2 In setting forth her allegations, Plaintiff does not differentiate between the different Defendants. See generally Dkt. 1-1. Accordingly, the Court, in summarizing the facts, also refers to Defendants collectively. Dkt. 1-1 ¶ 8. The notice provided: “We appreciate your efforts to respond to our concerns, however, our concerns over lease compliance and the health and safety of the community remain. At this point, we believe that it is in the best interest of all parties to terminate the lease . . . .” Dkt. 7-2 at 1. Plaintiff alleges that Defendants terminated her lease as a pretext to not rent to her because

she reported the stalking.

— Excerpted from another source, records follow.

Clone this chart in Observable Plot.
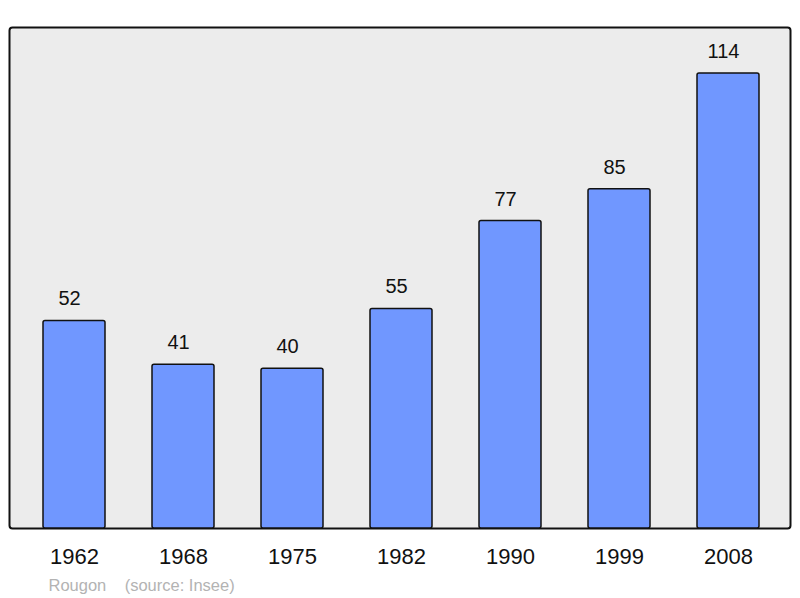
<!DOCTYPE html>
<html>
<head>
<meta charset="utf-8">
<script src="https://cdn.jsdelivr.net/npm/d3@7"></script>
<script src="https://cdn.jsdelivr.net/npm/@observablehq/plot@0.6"></script>
<style>
  html, body { margin: 0; padding: 0; background: #ffffff; }
  #chart svg { display: block; }
</style>
</head>
<body>
<div id="chart"></div>
<script>
const years = ["1962", "1968", "1975", "1982", "1990", "1999", "2008"];
const population = [52, 41, 40, 55, 77, 85, 114];
const captionText = "Rougon\u00a0\u00a0\u00a0\u00a0(source: Insee)";

const data = years.map((year, i) => ({year, value: population[i]}));

const chart = Plot.plot({
  width: 800,
  height: 598,
  marginLeft: 9,
  marginRight: 10,
  marginTop: 27,
  marginBottom: 70,
  style: {fontFamily: "'Liberation Sans', Arial, sans-serif", background: "#ffffff"},
  x: {domain: years, range: [18, 784.5], paddingInner: 0.429, paddingOuter: 0.2145, label: null},
  y: {domain: [0, 125.5], axis: null},
  marks: [
    Plot.frame({fill: "#ececec", stroke: "#111111", strokeWidth: 2, rx: 3}),
    Plot.barY(data, {x: "year", y: "value", fill: "#7097ff", stroke: "#111111", strokeWidth: 1.5, rx: 2}),
    Plot.text(data, {x: "year", y: "value", text: d => String(d.value), dx: -5, dy: -22, lineAnchor: "middle", fontSize: 20, fill: "#111111"}),
    Plot.axisX({tickSize: 0, tickPadding: 20, fontSize: 22, fill: "#111111", label: null}),
    Plot.text([captionText], {frameAnchor: "bottom-left", dx: 39, dy: 57, textAnchor: "start", lineAnchor: "middle", fontSize: 16.5, fill: "#b3b3b3"})
  ]
});
document.getElementById("chart").append(chart);
</script>
</body>
</html>
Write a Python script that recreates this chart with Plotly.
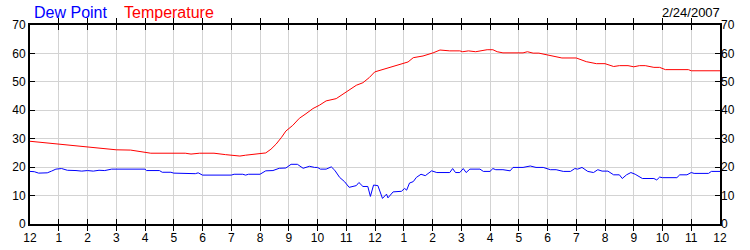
import plotly.graph_objects as go

# Hours since midnight (0..24)
temp_hours = [0, 0.3, 0.6, 1.0, 1.3, 1.6, 2.0, 2.2, 2.6, 3.0, 3.5, 3.85, 4.2, 5.4, 5.6, 5.9, 6.4, 6.8,
              7.1, 7.3, 7.5, 7.7, 8.0, 8.2, 8.38, 8.56, 8.75, 8.9, 9.14, 9.37, 9.6, 9.84, 10.07, 10.3,
              10.65, 11.0, 11.35, 11.58, 11.8, 11.99, 12.28, 12.63, 12.98, 13.15, 13.33, 13.67, 14.02,
              14.26, 14.6, 14.95, 15.05, 15.25, 15.5, 15.9, 16.1, 16.25, 16.45, 17.15, 17.3, 17.5, 17.7,
              17.95, 18.3, 18.5, 19.0, 19.35, 19.7, 20.0, 20.3, 20.5, 20.8, 21.0, 21.2, 21.4, 21.7, 21.9,
              22.1, 22.9, 23.0, 24.0]
temperature = [29.1, 28.8, 28.4, 28.1, 27.9, 27.4, 27.1, 26.8, 26.5, 26.1, 26.0, 25.4, 24.9, 24.9, 24.6,
               24.9, 24.9, 24.4, 24.2, 23.9, 24.2, 24.4, 24.6, 25.0, 26.3, 28.1, 30.5, 32.7, 34.7, 37.2,
               38.8, 40.6, 41.8, 43.3, 44.1, 46.4, 48.8, 49.7, 51.5, 53.5, 54.4, 55.3, 56.4, 57.0, 58.5,
               59.1, 60.2, 61.2, 60.9, 60.9, 60.6, 60.9, 60.6, 61.3, 61.3, 60.6, 60.2, 60.2, 60.6, 60.1,
               60.1, 59.5, 58.8, 58.4, 58.4, 57.1, 56.4, 56.4, 55.4, 55.7, 55.7, 55.3, 55.7, 55.7, 55.1,
               55.1, 54.3, 54.3, 53.9, 53.9]

dew_hours = [0, 0.15, 0.3, 0.6, 0.75, 0.9, 1.1, 1.3, 1.6, 1.8, 2.0, 2.2, 2.4, 2.6, 2.84, 4.0, 4.05, 4.5,
             4.6, 4.9, 5.0, 5.6, 5.75, 5.85, 6.0, 7.0, 7.1, 7.4, 7.5, 7.6, 8.0, 8.2, 8.45, 8.67, 8.9,
             9.08, 9.3, 9.5, 9.72, 9.9, 10.0, 10.1, 10.3, 10.48, 10.6, 10.77, 10.94, 11.1, 11.35, 11.44,
             11.58, 11.75, 11.84, 11.95, 12.1, 12.26, 12.4, 12.45, 12.63, 12.92, 13.03, 13.1, 13.2,
             13.33, 13.44, 13.6, 13.75, 13.97, 14.15, 14.6, 14.7, 14.8, 14.95, 15.07, 15.17, 15.3,
             15.65, 15.77, 16.0, 16.1, 16.2, 16.45, 16.7, 16.8, 17.15, 17.4, 17.6, 17.85, 18.1, 18.3,
             18.55, 18.8, 18.95, 19.05, 19.2, 19.4, 19.6, 19.75, 19.9, 20.1, 20.3, 20.5, 20.6, 20.75,
             20.9, 21.05, 21.3, 21.7, 21.8, 21.9, 22.0, 22.5, 22.6, 22.85, 23.0, 23.1, 23.6, 23.7, 24.0]
dew_point = [18.5, 18.4, 17.9, 18.0, 18.6, 19.3, 19.5, 18.9, 18.8, 18.6, 18.8, 18.6, 18.9, 18.8, 19.3,
             19.3, 18.8, 18.8, 18.2, 18.2, 17.9, 17.9, 17.7, 18.0, 17.2, 17.2, 17.5, 17.5, 17.2, 17.5,
             17.5, 18.7, 18.8, 19.6, 19.7, 21.0, 21.0, 19.6, 20.3, 19.9, 19.9, 19.3, 19.3, 20.1, 18.9,
             16.4, 14.9, 12.9, 13.5, 14.6, 13.2, 13.2, 9.7, 13.7, 13.5, 9.0, 10.5, 9.2, 11.3, 11.5,
             12.5, 11.9, 14.4, 14.9, 16.4, 17.5, 17.0, 18.7, 18.1, 18.1, 19.5, 18.1, 18.1, 19.5, 18.1,
             19.3, 19.3, 18.5, 18.5, 19.5, 19.1, 19.1, 18.7, 19.9, 19.9, 20.4, 19.9, 19.9, 19.1, 19.1,
             18.5, 18.5, 19.5, 19.3, 19.9, 18.5, 18.1, 19.1, 18.6, 18.6, 17.3, 17.3, 16.0, 17.3, 18.1,
             17.5, 16.0, 16.0, 15.5, 16.5, 16.3, 16.3, 17.3, 17.3, 18.1, 17.8, 17.8, 18.5, 18.5]

x_tick_vals = list(range(25))
x_tick_text = ["12", "1", "2", "3", "4", "5", "6", "7", "8", "9", "10", "11",
               "12", "1", "2", "3", "4", "5", "6", "7", "8", "9", "10", "11", "12"]
y_tick_vals = [0, 10, 20, 30, 40, 50, 60, 70]
date_label = "2/24/2007"

FONT = "Liberation Sans, Arial, sans-serif"

fig = go.Figure()
fig.add_trace(go.Scatter(x=temp_hours, y=temperature, mode="lines",
                         line=dict(color="#ff0000", width=1), name="Temperature"))
fig.add_trace(go.Scatter(x=dew_hours, y=dew_point, mode="lines",
                         line=dict(color="#0000ff", width=1), name="Dew Point"))
# invisible trace to activate the right axis
fig.add_trace(go.Scatter(x=[0], y=[0], yaxis="y2", mode="markers",
                         marker=dict(opacity=0), showlegend=False, hoverinfo="skip"))

fig.update_layout(
    width=750, height=250,
    margin=dict(l=30, r=30, t=25, b=26),
    paper_bgcolor="white", plot_bgcolor="white",
    showlegend=False,
    font=dict(family=FONT, size=12, color="black"),
    xaxis=dict(range=[0, 24], tickmode="array", tickvals=x_tick_vals, ticktext=x_tick_text,
               showgrid=True, gridcolor="#d3d3d3", gridwidth=1, zeroline=False,
               showline=True, linecolor="black", linewidth=2, mirror="allticks",
               ticks="inside", ticklen=5, tickcolor="black", tickwidth=1,
               ticklabelstandoff=2,
               tickfont=dict(size=12), fixedrange=True, automargin=False),
    yaxis=dict(range=[0, 70], tickmode="array", tickvals=y_tick_vals,
               showgrid=True, gridcolor="#d3d3d3", gridwidth=1, zeroline=False,
               showline=True, linecolor="black", linewidth=2, mirror="allticks",
               ticks="inside", ticklen=5, tickcolor="black", tickwidth=1,
               tickfont=dict(size=12), fixedrange=True, automargin=False),
    yaxis2=dict(range=[0, 70], overlaying="y", side="right", tickmode="array",
                tickvals=y_tick_vals, showgrid=False, zeroline=False, showline=False,
                ticks="", tickfont=dict(size=12), fixedrange=True, automargin=False),
    annotations=[
        dict(text="Dew Point", xref="paper", yref="paper", x=0, y=1, xanchor="left",
             yanchor="bottom", xshift=2, yshift=2, showarrow=False,
             font=dict(family=FONT, size=16, color="#0000ff")),
        dict(text="Temperature", xref="paper", yref="paper", x=0, y=1, xanchor="left",
             yanchor="bottom", xshift=92, yshift=2, showarrow=False,
             font=dict(family=FONT, size=16, color="#ff0000")),
        dict(text=date_label, xref="paper", yref="paper", x=1, y=1, xanchor="right",
             yanchor="bottom", xshift=2, yshift=3, showarrow=False,
             font=dict(family=FONT, size=13, color="black")),
    ],
)

fig.write_html("out.html")
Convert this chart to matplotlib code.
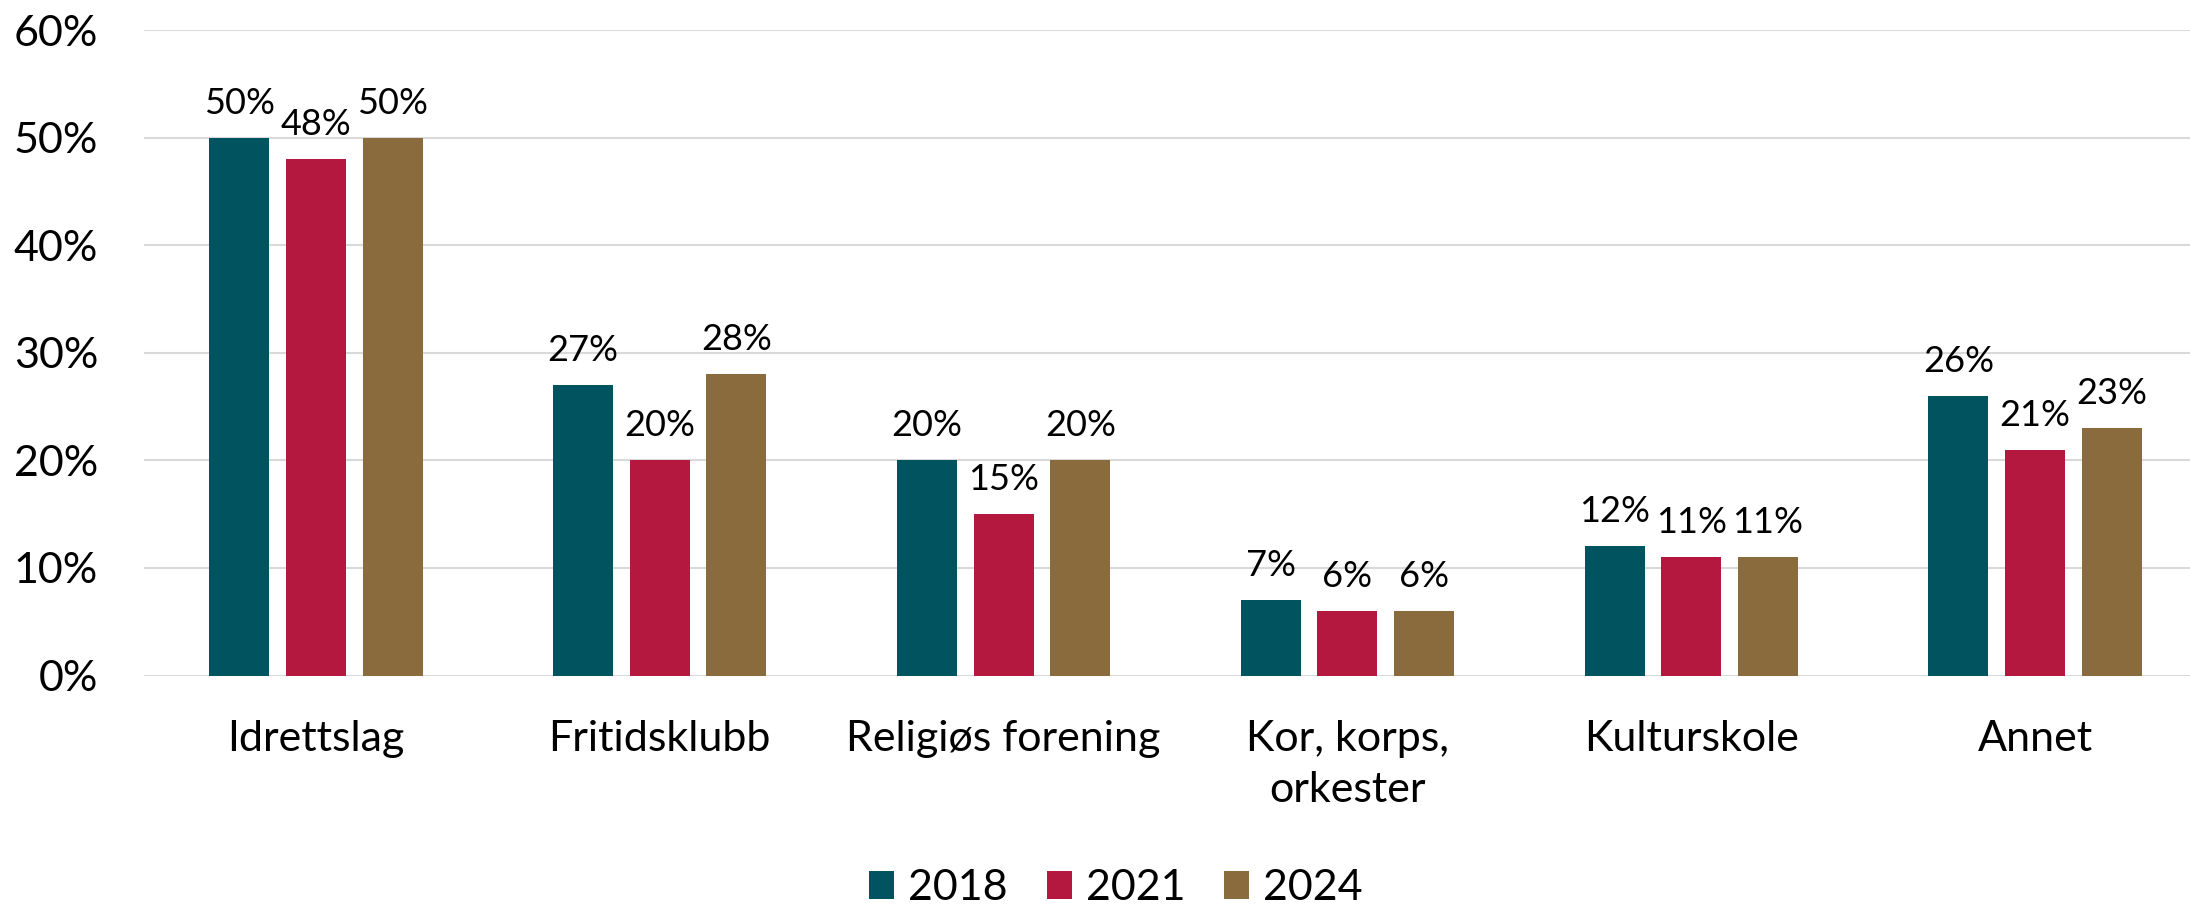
import matplotlib
matplotlib.use("Agg")
import matplotlib.pyplot as plt
from matplotlib.ticker import FixedLocator
import numpy as np

plt.rcParams['font.family'] = ['Lato', 'DejaVu Sans']

categories = ["Idrettslag", "Fritidsklubb", "Religiøs forening", "Kor, korps,\norkester", "Kulturskole", "Annet"]
years = ["2018", "2021", "2024"]
v2018 = [50, 27, 20, 7, 12, 26]
v2021 = [48, 20, 15, 6, 11, 21]
v2024 = [50, 28, 20, 6, 11, 23]
series = [v2018, v2021, v2024]
colors = ["#00535F", "#B5183E", "#8A6B3E"]
yticks = [0, 10, 20, 30, 40, 50, 60]

W, H = 2190, 908
fig = plt.figure(figsize=(W / 100, H / 100), dpi=100)
left, right = 144 / W, 2207 / W
bottom, top = (H - 675.5) / H, (H - 30) / H
ax = fig.add_axes([left, bottom, right - left, top - bottom])

x = np.arange(len(categories))
bw = 0.1745
step = 0.223
for i, (vals, col, yr) in enumerate(zip(series, colors, years)):
    xs = x + (i - 1) * step
    ax.bar(xs, vals, width=bw, color=col, label=yr, zorder=3)
    for xi, v in zip(xs, vals):
        ax.annotate(f"{v}%", xy=(xi, v), xytext=(0, 17.3), textcoords="offset points",
                    ha="center", va="baseline", fontsize=26, color="black", zorder=4)

ax.set_xlim(-0.5, len(categories) - 0.5)
ax.set_ylim(0, 60)
ax.yaxis.set_major_locator(FixedLocator(yticks))
ax.set_yticklabels([f"{t}%" for t in yticks])
ax.grid(axis="y", color="#D9D9D9", linewidth=1.5, zorder=0)
ax.set_axisbelow(True)
for s in ax.spines.values():
    s.set_visible(False)
ax.tick_params(axis="y", length=0, pad=33, labelsize=31, labelcolor="black")
ax.set_xticks(x)
ax.set_xticklabels(categories, linespacing=1.42)
ax.tick_params(axis="x", length=0, pad=32, labelsize=31, labelcolor="black")

leg = fig.legend(loc="center", bbox_to_anchor=(1116 / W, 1 - 888 / H), ncol=3, frameon=False,
                 fontsize=31, handlelength=0.58, handleheight=0.65, handletextpad=0.33,
                 columnspacing=0.9)

fig.savefig("out.png", dpi=100)
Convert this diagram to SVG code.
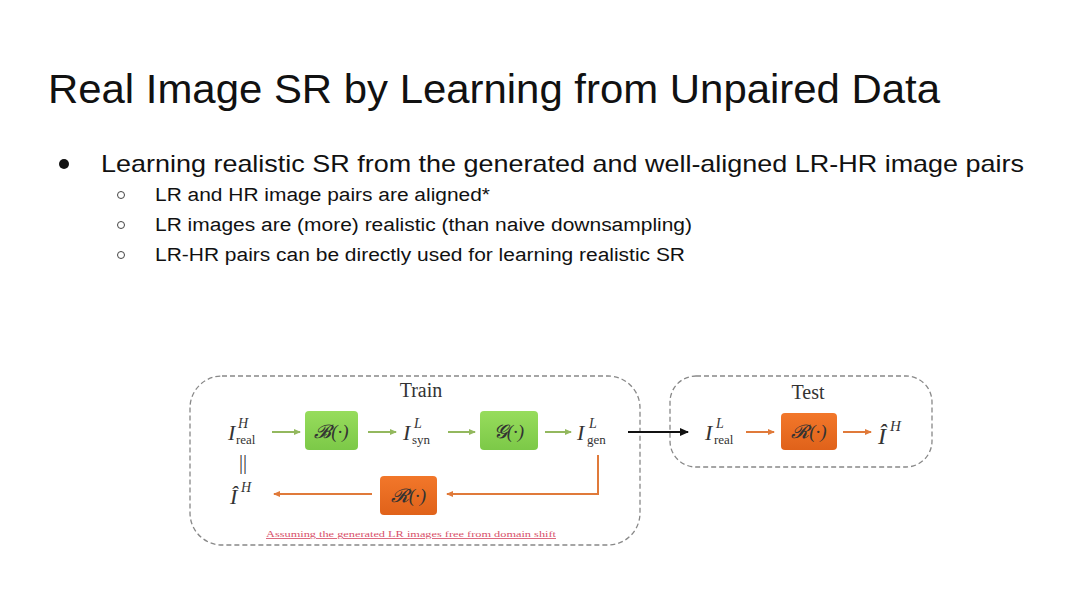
<svg xmlns="http://www.w3.org/2000/svg" width="1080" height="608" viewBox="0 0 1080 608">
<defs>
<marker id="ag" markerWidth="8" markerHeight="8" refX="6" refY="4" orient="auto" markerUnits="userSpaceOnUse"><path d="M0,1 L7,4 L0,7 z" fill="#93b85e"/></marker>
<marker id="ao" markerWidth="8" markerHeight="8" refX="6" refY="4" orient="auto" markerUnits="userSpaceOnUse"><path d="M0,1 L7,4 L0,7 z" fill="#e07a3a"/></marker>
<marker id="ak" markerWidth="10" markerHeight="10" refX="8" refY="5" orient="auto" markerUnits="userSpaceOnUse"><path d="M0,1 L9,5 L0,9 z" fill="#111"/></marker>
<linearGradient id="gg" x1="0" y1="0" x2="0" y2="1"><stop offset="0" stop-color="#97dc5c"/><stop offset="1" stop-color="#7cc948"/></linearGradient>
<linearGradient id="og" x1="0" y1="0" x2="0" y2="1"><stop offset="0" stop-color="#f2772a"/><stop offset="1" stop-color="#e0621a"/></linearGradient>
</defs>
<style>
.t{font-family:"Liberation Sans",Arial,sans-serif;fill:#111}
.m{font-family:"Liberation Serif","Times New Roman",serif;fill:#333}
.mi{font-family:"Liberation Serif","Times New Roman",serif;font-style:italic;fill:#333}
.grp{fill:none;stroke:#888;stroke-width:1.3;stroke-dasharray:5,3}
.gl{stroke:#93b85e;stroke-width:2;fill:none}
.ol{stroke:#e07a3a;stroke-width:2;fill:none}
</style>
<rect width="1080" height="608" fill="#fff"/>
<text class="t" x="48" y="103" font-size="40" textLength="892" lengthAdjust="spacingAndGlyphs">Real Image SR by Learning from Unpaired Data</text>
<circle cx="64" cy="164" r="5" fill="#111"/>
<text class="t" x="101" y="172" font-size="24" textLength="923" lengthAdjust="spacingAndGlyphs">Learning realistic SR from the generated and well-aligned LR-HR image pairs</text>
<g fill="none" stroke="#444" stroke-width="1">
<circle cx="121" cy="195" r="3.5"/><circle cx="121" cy="225" r="3.5"/><circle cx="121" cy="255" r="3.5"/>
</g>
<text class="t" x="155" y="201" font-size="18" textLength="335" lengthAdjust="spacingAndGlyphs">LR and HR image pairs are aligned*</text>
<text class="t" x="155" y="231" font-size="18" textLength="537" lengthAdjust="spacingAndGlyphs">LR images are (more) realistic (than naive downsampling)</text>
<text class="t" x="155" y="261" font-size="18" textLength="530" lengthAdjust="spacingAndGlyphs">LR-HR pairs can be directly used for learning realistic SR</text>

<g id="train-group">
<rect class="grp" x="190" y="376" width="450" height="169" rx="32"/>
<text class="m" x="421" y="397" font-size="20" text-anchor="middle" fill="#222">Train</text>
</g>
<g id="test-group">
<rect class="grp" x="670" y="376" width="262" height="91" rx="26"/>
<text class="m" x="808" y="399" font-size="20" text-anchor="middle" fill="#222">Test</text>
</g>

<g id="n-ihreal"><text class="mi" x="228" y="440" font-size="22">I</text><text class="mi" x="238" y="428" font-size="14">H</text><text class="m" x="236" y="444" font-size="13">real</text></g>
<g id="n-B"><rect x="305" y="411" width="53" height="39" rx="4" fill="url(#gg)"/><text class="mi" x="331.5" y="438" font-size="19" text-anchor="middle" fill="#2e5a17">𝓑(·)</text></g>
<g id="n-isyn"><text class="mi" x="403" y="440" font-size="22">I</text><text class="mi" x="414" y="428" font-size="14">L</text><text class="m" x="412" y="444" font-size="13">syn</text></g>
<g id="n-G"><rect x="480" y="411" width="58" height="39" rx="4" fill="url(#gg)"/><text class="mi" x="509" y="438" font-size="19" text-anchor="middle" fill="#2e5a17">𝓖(·)</text></g>
<g id="n-igen"><text class="mi" x="577" y="440" font-size="22">I</text><text class="mi" x="589" y="428" font-size="14">L</text><text class="m" x="587" y="444" font-size="13">gen</text></g>
<g id="n-eq"><text class="m" x="243" y="469" font-size="20" text-anchor="middle">||</text></g>
<g id="n-ihat"><text class="mi" x="230" y="504" font-size="22">Î</text><text class="mi" x="241" y="492" font-size="14">H</text></g>
<g id="n-R1"><rect x="380" y="476" width="57" height="39" rx="4" fill="url(#og)"/><text class="mi" x="408.5" y="502" font-size="19" text-anchor="middle" fill="#7a2a08">𝓡(·)</text></g>
<g id="n-caption"><text x="411" y="537" font-size="8.5" text-anchor="middle" fill="#d8506a" font-family="Liberation Serif,serif" text-decoration="underline" textLength="290" lengthAdjust="spacingAndGlyphs">Assuming the generated LR images free from domain shift</text></g>
<g id="n-ilreal"><text class="mi" x="705" y="440" font-size="22">I</text><text class="mi" x="716" y="428" font-size="14">L</text><text class="m" x="714" y="444" font-size="13">real</text></g>
<g id="n-R2"><rect x="781" y="413" width="56" height="37" rx="4" fill="url(#og)"/><text class="mi" x="809" y="438" font-size="19" text-anchor="middle" fill="#7a2a08">𝓡(·)</text></g>
<g id="n-ihat2"><text class="mi" x="878" y="444" font-size="24">Î</text><text class="mi" x="890" y="431" font-size="15">H</text></g>

<g id="connectors">
<line class="gl" x1="272" y1="432" x2="300" y2="432" marker-end="url(#ag)"/>
<line class="gl" x1="368" y1="432" x2="396" y2="432" marker-end="url(#ag)"/>
<line class="gl" x1="448" y1="432" x2="475" y2="432" marker-end="url(#ag)"/>
<line class="gl" x1="545" y1="432" x2="571" y2="432" marker-end="url(#ag)"/>
<line x1="628" y1="432" x2="688" y2="432" stroke="#111" stroke-width="2" marker-end="url(#ak)"/>
<line class="ol" x1="372" y1="494" x2="274" y2="494" marker-end="url(#ao)"/>
<polyline class="ol" points="598,455 598,494 447,494" marker-end="url(#ao)"/>
<line class="ol" x1="746" y1="432" x2="774" y2="432" marker-end="url(#ao)"/>
<line class="ol" x1="843" y1="432" x2="871" y2="432" marker-end="url(#ao)"/>
</g>
</svg>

Dkt. 1-1 ¶ 8. Plaintiff subsequently brought suit in this Court against Defendants AF Apartments, CH, and Bozzuto Management for violations of the Fair Housing Act of 1968 (“FHA”), 42 U.S.C. § 3601 et seq. Dkt. Nos. 1 ¶ I.B.; 1-1 at 4. B. Procedural Background The instant action is the second lawsuit that Plaintiff has filed related to the aforementioned events. See Sekel v. Alexan Florence Apartments, GV22005830-00 (Va. Dist. Ct. Apr. 13, 2023). Plaintiff originally brought a complaint against Defendant AF Apartments on December 9, 2022 in the Alexandria General District Court. Dkt. 7-3. After a hearing on April 13, 2023, the Alexandria General District Court dismissed the lawsuit. Id. Subsequently, on May 31, 2023, Plaintiff filed a Complaint against Defendants in this

Court. Dkt. 1. On June 26, 2023, Defendants filed a Motion to Dismiss for Failure to State a Claim, Dkt. 7, along with a Memorandum in Support, Dkt. 7-1. To date, Plaintiff has not responded to Defendants’ Motion. II. STANDARD OF REVIEW In order to survive a motion to dismiss brought under Federal Rule of Civil Procedure 12(b)(6), a complaint must set forth “a claim to relief that is plausible on its face.” Twombly, 550 U.S. at 570. A claim is facially plausible “when the plaintiff pleads factual content that allows the court to draw the reasonable inference that the defendant is liable for the misconduct alleged.” Iqbal, 556 U.S. at 678 (citing Twombly, 550 U.S. at 556); see also Goldfarb v. Mayor & City Council of Baltimore, 791 F.3d 500, 508 (4th Cir. 2015) (“[T]he reviewing court must determine whether the complaint alleges sufficient facts ‘to raise a right to relief above the speculative level.’” (quoting Twombly, 550 U.S. at 555)). In reviewing a Rule 12(b)(6) motion, the Court “must accept as true all of the factual

allegations contained in the complaint,” drawing “all reasonable inferences” in the plaintiff’s favor. E.I. du Pont de Nemours & Co. v. Kolon Indus., Inc., 637 F.3d 435, 440 (4th Cir. 2011) (citations omitted). However, “the [C]ourt ‘need not accept the [plaintiff’s] legal conclusions drawn from the facts,’ nor need it ‘accept as true unwarranted inferences, unreasonable conclusions, or arguments.’” Wahi v. Charleston Area Med. Ctr., Inc., 562 F.3d 599, 616 n.26 (4th Cir. 2009) (quoting Kloth v. Microsoft Corp., 444 F.3d 312, 319 (4th Cir. 2006)). “Labels, conclusions, recitation of a claim’s elements, and naked assertions devoid of further factual enhancement will not suffice to meet the Rule 8 pleading standard.” Nadendla v. WakeMed, 24 F.4th 299, 305 (4th Cir. 2022). “A plaintiff has failed to state a claim where the well-pleaded facts do not permit the court to infer more than the mere possibility of misconduct.” Whittman v.

Associa, Associations, Inc., No. 121CV00077RDATCB, 2022 WL 195498, at *4 (E.D. Va. Jan. 21, 2022) (citing Iqbal, 556 U.S. at 679), aff’d, No. 22-1186, 2022 WL 2914022 (4th Cir. July 25, 2022).